Your goal> Skip every picture and transcribe the remaining material exactly.

Collected material>
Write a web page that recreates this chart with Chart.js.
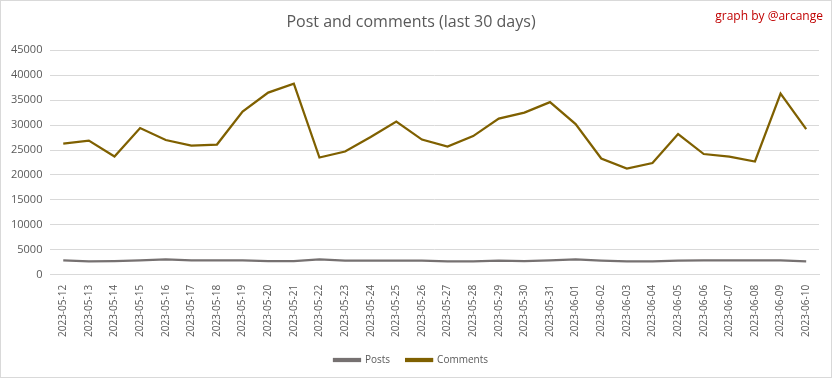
<!DOCTYPE html>
<html lang="en">

<head>
    <meta charset="UTF-8">
    <title>Post and comments (last 30 days)</title>
    <style>
        body { margin: 0; background: #fff; }
        #wrap { position: relative; width: 830px; height: 376px; border: 1px solid #d9d9d9; }
        #credit { position: absolute; top: 6px; right: 8px; color: #c00000; font: 12px "Open Sans", sans-serif; }
    </style>
</head>

<body>
    <div id="wrap">
        <canvas id="ctx"></canvas>
        <div id="credit">graph by @arcange</div>
    </div>

    <script src="https://cdn.jsdelivr.net/npm/chart.js"></script>
    <script>
        const ctx = document.getElementById('ctx').getContext('2d');

        // Dates (x axis)
        let labels = ['2023-05-12', '2023-05-13', '2023-05-14', '2023-05-15', '2023-05-16', '2023-05-17',
            '2023-05-18', '2023-05-19', '2023-05-20', '2023-05-21', '2023-05-22', '2023-05-23',
            '2023-05-24', '2023-05-25', '2023-05-26', '2023-05-27', '2023-05-28', '2023-05-29',
            '2023-05-30', '2023-05-31', '2023-06-01', '2023-06-02', '2023-06-03', '2023-06-04',
            '2023-06-05', '2023-06-06', '2023-06-07', '2023-06-08', '2023-06-09', '2023-06-10'];

        // Series values
        let posts = [2900, 2700, 2750, 2900, 3100, 2900, 2900, 2900, 2750, 2750,
            3100, 2850, 2850, 2850, 2850, 2700, 2700, 2850, 2750, 2900,
            3100, 2850, 2700, 2700, 2850, 2900, 2900, 2900, 2900, 2700];
        let comments = [26300, 26900, 23700, 29400, 27000, 25900, 26100, 32700, 36500, 38300,
            23500, 24700, 27600, 30700, 27100, 25700, 27800, 31300, 32500, 34600,
            30200, 23300, 21300, 22400, 28200, 24200, 23700, 22700, 36300, 29200];

        // Y axis ticks
        let yMax = 45000;
        let yStep = 5000;

        Chart.defaults.font.family = '"Open Sans", sans-serif';
        Chart.defaults.color = '#595959';

        let data = {
            labels: labels,
            datasets: [
                {
                    label: 'Posts',
                    data: posts,
                    borderColor: '#767171',
                    backgroundColor: '#767171',
                    borderWidth: 2.25,
                    pointRadius: 0,
                    tension: 0
                },
                {
                    label: 'Comments',
                    data: comments,
                    borderColor: '#7f6000',
                    backgroundColor: '#7f6000',
                    borderWidth: 2.25,
                    pointRadius: 0,
                    tension: 0
                }
            ]
        };

        let options = {
            responsive: true,
            maintainAspectRatio: false,
            animation: false,
            layout: { padding: { left: 2, right: 12, top: 0, bottom: 2 } },
            scales: {
                x: {
                    offset: true,
                    grid: { display: false },
                    border: { color: '#d9d9d9' },
                    ticks: { autoSkip: false, minRotation: 90, maxRotation: 90, padding: 2, font: { size: 10 } }
                },
                y: {
                    min: 0,
                    max: yMax,
                    border: { display: false },
                    grid: { color: '#d9d9d9', drawTicks: false },
                    ticks: {
                        stepSize: yStep,
                        padding: 8,
                        font: { size: 11 },
                        callback: v => String(v)
                    }
                }
            },
            plugins: {
                title: {
                    display: true,
                    text: 'Post and comments (last 30 days)',
                    color: '#595959',
                    font: { size: 16, weight: 'normal' },
                    padding: { top: 12, bottom: 18 }
                },
                legend: {
                    position: 'bottom',
                    labels: { boxWidth: 26, boxHeight: 2, font: { size: 10 }, padding: 16 }
                },
                tooltip: { enabled: false }
            }
        };

        new Chart(ctx, { type: 'line', data: data, options: options });
    </script>
</body>

</html>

Task result>
Write a web page that recreates this chart with Chart.js.
<!DOCTYPE html>
<html lang="en">

<head>
    <meta charset="UTF-8">
    <title>Post and comments (last 30 days)</title>
    <style>
        body { margin: 0; background: #fff; }
        #wrap { position: relative; width: 830px; height: 376px; border: 1px solid #d9d9d9; }
        #credit { position: absolute; top: 6px; right: 8px; color: #c00000; font: 12px "Open Sans", sans-serif; }
    </style>
</head>

<body>
    <div id="wrap">
        <canvas id="ctx"></canvas>
        <div id="credit">graph by @arcange</div>
    </div>

    <script src="https://cdn.jsdelivr.net/npm/chart.js"></script>
    <script>
        const ctx = document.getElementById('ctx').getContext('2d');

        // Dates (x axis)
        let labels = ['2023-05-12', '2023-05-13', '2023-05-14', '2023-05-15', '2023-05-16', '2023-05-17',
            '2023-05-18', '2023-05-19', '2023-05-20', '2023-05-21', '2023-05-22', '2023-05-23',
            '2023-05-24', '2023-05-25', '2023-05-26', '2023-05-27', '2023-05-28', '2023-05-29',
            '2023-05-30', '2023-05-31', '2023-06-01', '2023-06-02', '2023-06-03', '2023-06-04',
            '2023-06-05', '2023-06-06', '2023-06-07', '2023-06-08', '2023-06-09', '2023-06-10'];

        // Series values
        let posts = [2900, 2700, 2750, 2900, 3100, 2900, 2900, 2900, 2750, 2750,
            3100, 2850, 2850, 2850, 2850, 2700, 2700, 2850, 2750, 2900,
            3100, 2850, 2700, 2700, 2850, 2900, 2900, 2900, 2900, 2700];
        let comments = [26300, 26900, 23700, 29400, 27000, 25900, 26100, 32700, 36500, 38300,
            23500, 24700, 27600, 30700, 27100, 25700, 27800, 31300, 32500, 34600,
            30200, 23300, 21300, 22400, 28200, 24200, 23700, 22700, 36300, 29200];

        // Y axis ticks
        let yMax = 45000;
        let yStep = 5000;

        Chart.defaults.font.family = '"Open Sans", sans-serif';
        Chart.defaults.color = '#595959';

        let data = {
            labels: labels,
            datasets: [
                {
                    label: 'Posts',
                    data: posts,
                    borderColor: '#767171',
                    backgroundColor: '#767171',
                    borderWidth: 2.25,
                    pointRadius: 0,
                    tension: 0
                },
                {
                    label: 'Comments',
                    data: comments,
                    borderColor: '#7f6000',
                    backgroundColor: '#7f6000',
                    borderWidth: 2.25,
                    pointRadius: 0,
                    tension: 0
                }
            ]
        };

        let options = {
            responsive: true,
            maintainAspectRatio: false,
            animation: false,
            layout: { padding: { left: 2, right: 12, top: 0, bottom: 2 } },
            scales: {
                x: {
                    offset: true,
                    grid: { display: false },
                    border: { color: '#d9d9d9' },
                    ticks: { autoSkip: false, minRotation: 90, maxRotation: 90, padding: 2, font: { size: 10 } }
                },
                y: {
                    min: 0,
                    max: yMax,
                    border: { display: false },
                    grid: { color: '#d9d9d9', drawTicks: false },
                    ticks: {
                        stepSize: yStep,
                        padding: 8,
                        font: { size: 11 },
                        callback: v => String(v)
                    }
                }
            },
            plugins: {
                title: {
                    display: true,
                    text: 'Post and comments (last 30 days)',
                    color: '#595959',
                    font: { size: 16, weight: 'normal' },
                    padding: { top: 12, bottom: 18 }
                },
                legend: {
                    position: 'bottom',
                    labels: { boxWidth: 26, boxHeight: 2, font: { size: 10 }, padding: 16 }
                },
                tooltip: { enabled: false }
            }
        };

        new Chart(ctx, { type: 'line', data: data, options: options });
    </script>
</body>

</html>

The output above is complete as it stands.